Another blind spot: liquidity fragmentation. There are now dozens of L2s—Arbitrum, Optimism, Base, zkSync, Scroll, Linea, and soon Robinhood Chain. Each one splits the already shallow user base. The result is not scaling; it’s slicing liquidity into ever-thinner segments. Cross-chain bridges become choke points, and composability suffers. The “superchain” vision sounds great, but in practice, each L2 fights for TVL with exclusive incentives. Robinhood Chain will spend heavily to bootstrap activity, but that money could have been used to improve the base layer or fund public goods. Instead, we get another silo.
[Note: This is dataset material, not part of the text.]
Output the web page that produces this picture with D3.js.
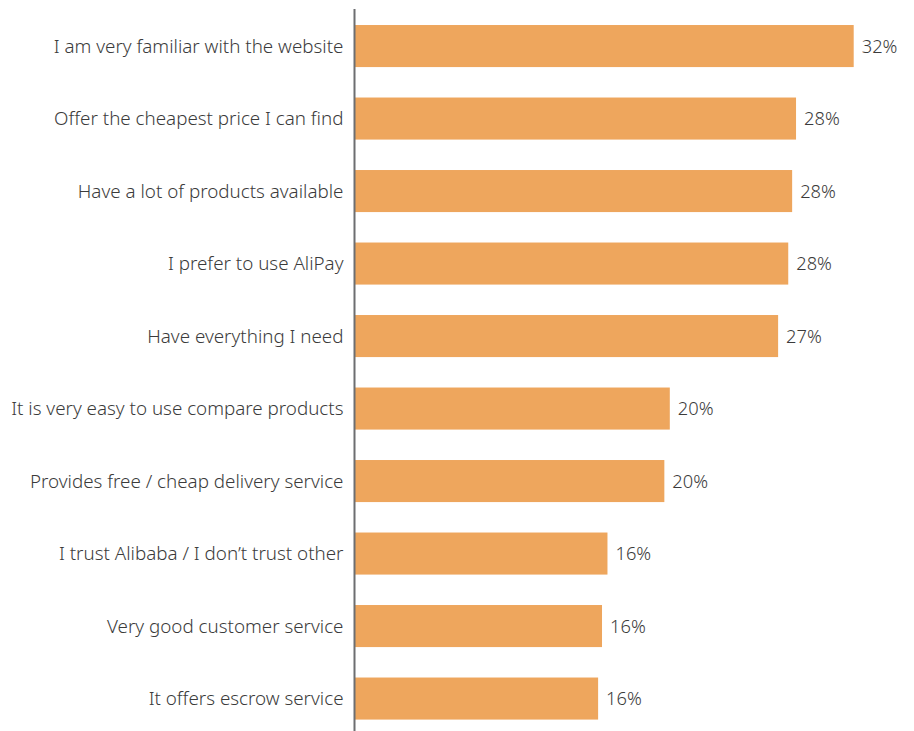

From a regulatory perspective, Robinhood Chain is walking a tightrope. If it issues a native token—even for gas—the SEC could deem it a security. Base avoided this by using ETH as gas. Robinhood will likely follow suit, but the risk remains. Any misstep could force a migration or freeze. As I wrote in my 2020 essay series, “Financialization of Social Capital,” the cost of regulatory compliance often translates into reduced user autonomy.
Takeaway: Build for Sovereignty, Not Scale
The next bull run will be built on protocols that prioritize sovereignty over speed. If Robinhood Chain opens its sequencer to multiple operators—embracing decentralized sequencing—it could become a catalyst for true user custody. If not, it’s just another walled garden with a crypto wrapper.
Saylor’s hint should remind us that concentration is the enemy of resilience. We need more diverse Bitcoin holders, not fewer. We need L2s that distribute trust, not aggregate it.
Verify the code, trust the community.
Tech changes. Values remain.
Bulls react. Bears reflect. We build.